How to watch the Tau Herculids meteor storm

The forecast predicts clear skies in the D.C. area for Monday night into Tuesday, and that is a good thing for avid skywatchers. Why? Because there’s a chance we may see a rare astronomical event called a meteor storm.

Comet 73P/Schwassman-Wachmann 3 broke up in 1995 and continued to fragment. Hubble took images of the fragmentation here in 2006. (Image via NASA/ ESA)

The meteors may be visible as Earth passes through the remains of a comet that split apart three decades ago and is still fragmenting.

It is predicted (but not a certainty) that this occurrence known as Tau Herculids will be visible in our night skies around 1 a.m. EDT on May 31.

The only way we will know is to look.

Fortunately for those us out that night, it will also be a new moon, so its brightness will not interfere with witnessing the event.

Still, visibility for the meteors is likely to be faint, so it really is a requirement to get far-far away from city lights and other sources of light pollution.

For myself, the plan is to go out at midnight to a dark sky site in the country and watch the skies using an adjustable lounge chair to keep comfortable. I will also be lathered in bug/tick spray and have a jacket in case of cool temps.

If you also find yourself outside waiting for the meteor storm, my advice is to use only a red color flashlight — to help preserve night vision.

As a point of reference, the bright orange star Arcturus is near the point in the sky where meteors should originate from. Nonetheless, you will want to be in a place where you can see as much of the sky as possible.

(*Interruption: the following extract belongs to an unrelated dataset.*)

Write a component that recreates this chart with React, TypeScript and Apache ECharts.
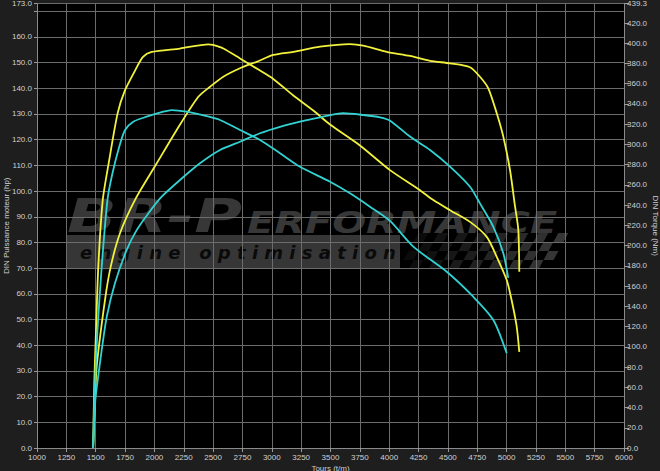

Use the bright star Arcturus as your guide in the sky as to where to look. You want to see as much of the sky as possible.
(Photo: American Meteor Society)

For photographers, mounting a camera that can take long exposures and has a wide-angle lens to a tripod may be your best chance to capture this event. Visibility in camera may be challenging, so don’t get too distracted with technical settings that you miss the actual meteors.

Bottom line: Fingers crossed, but this is a hit-or-miss sky event. We won’t know if the meteor storm happens unless we look. Any time spent under the stars is special and we might just get lucky to see a (likely) once-in-a-lifetime event.